Esta mafia se asienta en la ley puesta a su servicio. Desde la plusvalística ley vasca del suelo y su aplicación delictivo urbanística en ayuntamientos de Euskadi hasta los Reglamentos y Directrices de Ordenación del territorio en los confines provinciales más inhóspitos de la Península ibérica. La depredación urbanística y la planificación territorial son el torrente leucémico del estado de derecho en España y sus autonomías.
La compartida transversalidad política zurce a todos, todos, los partidos con representación en parlamentos y ayuntamientos. Allí se ungüenta el mismo remiendo que tiene lugar en el Congreso de los Diputados estos días.

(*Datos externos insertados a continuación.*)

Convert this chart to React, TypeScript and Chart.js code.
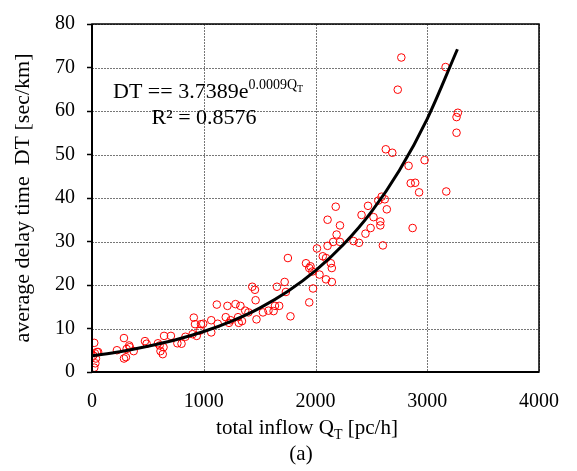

Si los Ábalos, Santos Cerdanes, Garcías, Bárcenas y Montoros – y antes que ellos los Alfredos De Miguel del PNV, los del 3% en Catalunya, los EREs en Andalucía – representan ese totalitarismo grumoso, hay otro disparado con las balas del lenguaje escolástico de ciertos medios progresistas. Su consigna inquisitorial es: entre los partidos cogidos en flagrante corrupción, no todos son iguales; los que tal cosa sostengan, son de la antipolítica, es decir, hacen el juego a la extrema derecha. Esta es la verdadera victoria de la corrupción y el totalitarismo: el latrocinio con atenuante si lo ejercen los nuestros. Por lo demás tiene esta consigna una coda de corte fascista: a quien tome distancia ética y política con el sistema, responsabilizarle de que ganen los otros, que son un poco más corruptos y además fascistas.
Este discurso de filas prietas y glúteos duros tiene como último fin el legitimar como grande e indivisible al sistema de partidos existente y único capaz de articular la participación y ejercicio político de la sociedad. Esta no estaría legitimada a superarlos bien creando nuevos o mediante movimientos populares, sino solo a elegir entre ellos.

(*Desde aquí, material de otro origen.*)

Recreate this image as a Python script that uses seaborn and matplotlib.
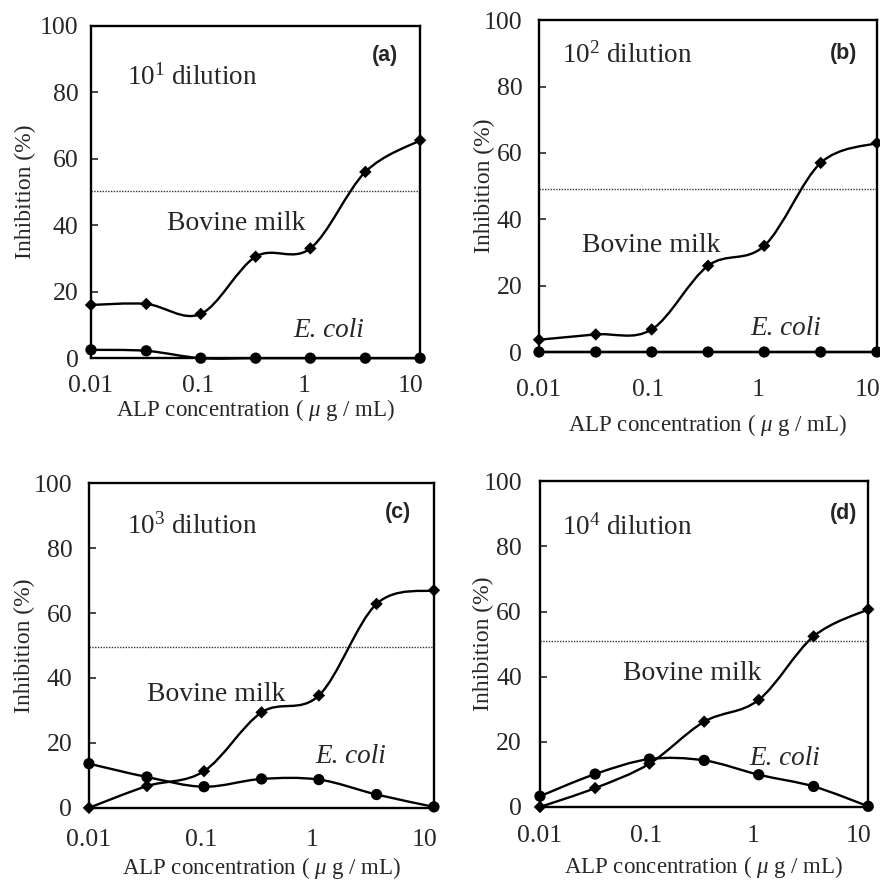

La llegada desde el más tenebroso allá de Cristóbal Montoro acerca los sucesivos achaques naturales del poder en los últimos treinta años. El fin agónico del felipismo, el de la aznaridad de patria en la cartera, la del marianismo rajoyista con sentencia de organización criminal. Le toca ahora a Sánchez y su gobierno y al partido que se ofrece como regenerador. Alguien dirá: es el Estado, idiotas. Montesquieu lo sabía. Por eso también a él lo matan aún un poco más cada día. Y Cristóbal Montoro se ríe como el señor Burns en Los Simpson.